Философ Иван Ильин считает доброту одним из основных качеств русского народа: «О доброте, ласковости и гостеприимстве, а также и о свободолюбии русских славян свидетельствуют единогласно древние источники и византийские и арабские. Русская народная сказка вся проникнута певучим добродушием. Русская песня есть прямое излияние сердечного чувства во всех его видоизменениях. Русский танец есть импровизация, проистекающая из переполненного чувства. Первые исторические русские князья суть герои сердца и совести (Владимир, Ярослав, Мономах). Первый русский святой (Феодосий) – есть явление сущей доброты».

Доброта, милосердие, сострадание – это, пожалуй, главная мудрость, о которой говорят русские сказки. Е. Трубецкой писал о том, что сказочным героям свойственно «любящее жалостливое отношение к животному миру», что сказка приближается к христианской «тайне солидарности всей живой твари». Герой спасает котенка, которого хотят утопить, щенка, которого тащат на живодерню. Иван-царевич голоден, но не ест пойманных им зверей. Жалеет. А они потом его спасают. Иванушка-дурачок может последним куском хлеба поделиться с каким-нибудь зайцем. В русской сказке такие мотивы встречаются особенно часто. «Посеянное добро, хотя бы маленькое семячко добра, расцветает потом на пути посеявшего человека благоуханными цветами – то благодарности и ответного добра, то пожизненной преданности, то прямо спасения от лютой беды», – поэтически резюмирует Трубецкой.

Кстати, вспомним бунтовщика-кузнеца из «Дубровского»? Во время пожара, авторство которого принадлежит ему же, он спасает котенка. Заметим особую жалостливость к животным – все эти рассказы, над которыми проливают слезы русские дети: «Муму», «Каштанка», «Белолобый».

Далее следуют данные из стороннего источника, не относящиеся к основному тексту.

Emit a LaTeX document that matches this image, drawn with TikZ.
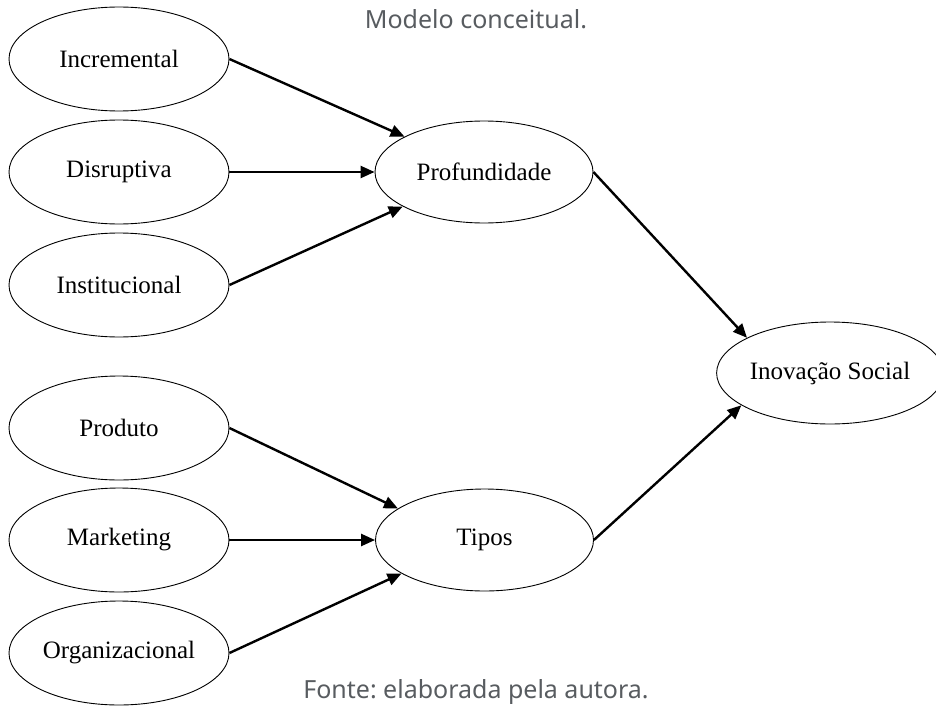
\documentclass[tikz,border=0pt]{standalone}
\usepackage{fontspec}
\setmainfont{Liberation Serif}
\newfontfamily\capfont{Noto Sans}
\usetikzlibrary{arrows.meta,shapes.geometric}
\definecolor{capgray}{RGB}{88,92,96}
\frenchspacing
\tikzset{
  ov/.style={ellipse,draw,line width=0.9pt,inner sep=0pt,minimum width=220pt,minimum height=104pt,font=\fontsize{25}{29}\selectfont},
  mid/.style={ov,minimum width=218pt,minimum height=102pt},
  conn/.style={line width=2.4pt,-{Triangle[length=14pt,width=12pt]}},
  captext/.style={font=\capfont\fontsize{25}{29}\selectfont,text=capgray,inner sep=0pt}
}
\begin{document}
\begin{tikzpicture}[x=1pt,y=-1pt]
\useasboundingbox (0,0) rectangle (936,706);
\node[captext] (title) at (476,19) {Modelo conceitual.};
\node[captext] (fonte) at (476,692) {Fonte: elaborada pela autora.};
\node[ov] (inc) at (119,59) {Incremental};
\node[ov] (dis) at (119,172) {Disruptiva};
\node[ov] (ins) at (119,285) {Institucional};
\node[ov] (pro) at (119,428) {Produto};
\node[ov] (mar) at (119,540) {Marketing};
\node[ov] (org) at (119,653) {Organizacional};
\node[mid] (prof) at (484,172) {Profundidade};
\node[mid] (tip) at (484.5,540) {Tipos};
\node[mid,minimum width=210pt] (inov) at (830,373) {Inovação Social};
\draw[conn] (inc.east) -- (prof.156);
\draw[conn] (dis.east) -- (prof.180);
\draw[conn] (ins.east) -- (prof.203.5);
\draw[conn] (pro.east) -- (tip.160);
\draw[conn] (mar.east) -- (tip.180);
\draw[conn] (org.east) -- (tip.202.5);
\draw[conn] (prof.east) -- (inov.157.5);
\draw[conn] (tip.east) -- (inov.200.5);
\end{tikzpicture}
\end{document}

«Коль простить, так всей душой» – подсказывает А. К. Толстой. Умение прощать, жалость к несчастным, «милость к падшим», к побежденному врагу – эти черты, по многочисленным свидетельствам, как нельзя более свойственны русским. Достоевский писал о том, как русские солдаты проявляли доброту на войне – в отношении к неприятелю. Во время Севастопольской кампании, пишет он, раненых французов «уносили на перевязку прежде, чем своих русских», говоря: «Русского-то всякий подымет, а французик-то чужой, его наперед пожалеть надо». Писатель восклицает: «Разве тут не Христос, и разве не Христов дух в этих простодушных и великодушных, шутливо сказанных словах?» И во время Русско-турецкой войны 1877 – 1878 годов солдат кормит измученного в бою и захваченного в плен турка: «Человек тоже, хоть и не хрестьянин».

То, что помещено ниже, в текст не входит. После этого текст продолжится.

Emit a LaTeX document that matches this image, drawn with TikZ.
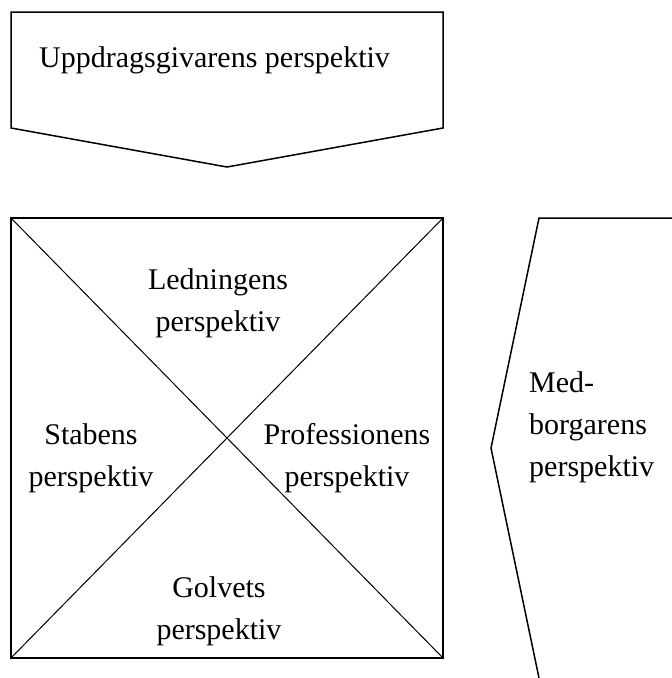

Даже режим советской власти, по мнению философа Николая Лосского, не мог искоренить русской доброты. Австрийский немец Отто Бергер, бывший в России в плену в 1 944 – 1949 годах, написал книгу «Народ, разучившийся улыбаться». Он говорит, что пленные поняли, «какой особый народ русский. Все рабочие, а особенно женщины, относились к нам как к несчастным, нуждающимся в помощи и покровительстве. Иногда женщины забирали нашу одежду, наше белье и возвращали все это выглаженным, выстиранным, починенным. Самое удивительное было в том, что сами русские жили в чудовищной нужде, которая должна была бы убивать в них желание помогать нам, их вчерашним врагам».

В детской повести Б. Алмазова «Посмотрите, я расту», где речь идет о послевоенных годах, показано, как мальчик, оказавшись рядом с лагерем для военнопленных, жалеет их и начинает с ними дружить, видя в них безвинных жертв войны.

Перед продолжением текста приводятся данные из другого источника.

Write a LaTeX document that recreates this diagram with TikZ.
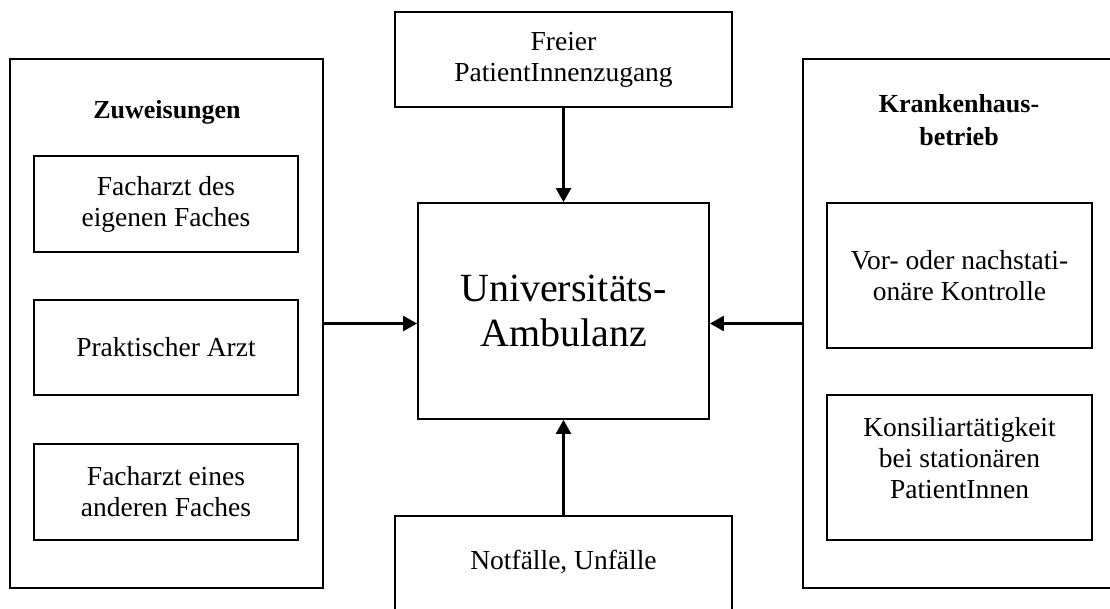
\documentclass[tikz,border=0pt]{standalone}
\usepackage{fontspec}
\setmainfont{Liberation Serif}
\usetikzlibrary{arrows.meta}
\begin{document}
\begin{tikzpicture}[x=1pt,y=-1pt,
  box/.style={draw, line width=1.8pt, inner sep=0pt, align=center, font=\fontsize{27.5}{31}\selectfont},
  lbl/.style={align=center, inner sep=0pt, font=\fontsize{27.5}{31}\selectfont},
  head/.style={align=center, inner sep=0pt, font=\fontsize{26}{33}\selectfont\bfseries},
  conn/.style={line width=2.4pt, -{Triangle[length=14pt,width=15pt]}}]
\useasboundingbox (0,0) rectangle (1110,608);
\clip (0,0) rectangle (1110,608);
% left group
\node[box, minimum width=313pt, minimum height=529pt] (zuw) at (166.5,323.5) {};
\node[head] (zuwh) at (167,112) {Zuweisungen};
\node[box, minimum width=264pt, minimum height=96pt] (fa1) at (166,204) {Facharzt des\\eigenen Faches};
\node[box, minimum width=264pt, minimum height=95pt] (pa) at (166,347.5) {Praktischer Arzt};
\node[box, minimum width=264pt, minimum height=96pt] (fa2) at (166,492) {Facharzt eines\\anderen Faches};
% centre column
\node[box, minimum width=337pt, minimum height=95pt] (frei) at (563.5,59.5) {Freier\\PatientInnenzugang};
\node[box, minimum width=291pt, minimum height=216pt, font=\fontsize{40}{45}\selectfont] (ua) at (563.5,311) {Universitäts-\\Ambulanz};
\node[box, minimum width=337pt, minimum height=120pt] (not) at (563.5,576) {};
\node[lbl] (nott) at (563.5,562) {Notfälle, Unfälle};
% right group
\node[box, minimum width=317pt, minimum height=529pt] (kh) at (961.5,323.5) {};
\node[head] (khh) at (959,120) {Krankenhaus-\\betrieb};
\node[box, minimum width=265pt, minimum height=145pt] (vor) at (959.5,275.5) {Vor- oder nachstati-\\onäre Kontrolle};
\node[box, minimum width=265pt, minimum height=145pt] (kons) at (959.5,467.5) {};
\node[lbl] (konst) at (959.5,458) {Konsiliartätigkeit\\bei stationären\\PatientInnen};
% connectors
\draw[conn] (frei.south) -- (ua.north);
\draw[conn] (not.north) -- (ua.south);
\draw[conn] (zuw.east) -- (zuw.east -| ua.west);
\draw[conn] (kh.west) -- (kh.west -| ua.east);
\end{tikzpicture}
\end{document}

Надежда Мандельштам писала о человеке, арестованном по доносу в сталинские годы. Он страстно мечтал: вот выйдет на свободу и отомстит врагу. Освободившись, первым делом отправился к доносчику. Увидел его жалким, испуганным, постаревшим – и махнул рукой.

Н. О. Лосский отмечал, что «нередко русский человек, будучи страстным и склонным к максимализму, испытывает сильное чувство отталкивания от другого человека, однако при встрече с ним, в случае необходимости конкретного общения, сердце у него смягчается, и он как-то невольно начинает проявлять к нему свою душевную мягкость, даже иногда осуждая себя за это, если считает, что данное лицо не заслуживает доброго отношения к нему». Довольно распространено мнение, что «русские долго ненавидеть не умеют». Может, и есть в этом известная бесхарактерность. Не хватает, мол, сил и воли на упорную ненависть. А быть может, это великодушие и христианское понимание: человек слаб и грешен, что с него строго взыскивать? Бог с ним. Плохие из нас Монте-Кристо – впрочем, наверное, оно и к лучшему. Мы не то что мстить, мы долго злиться не умеем.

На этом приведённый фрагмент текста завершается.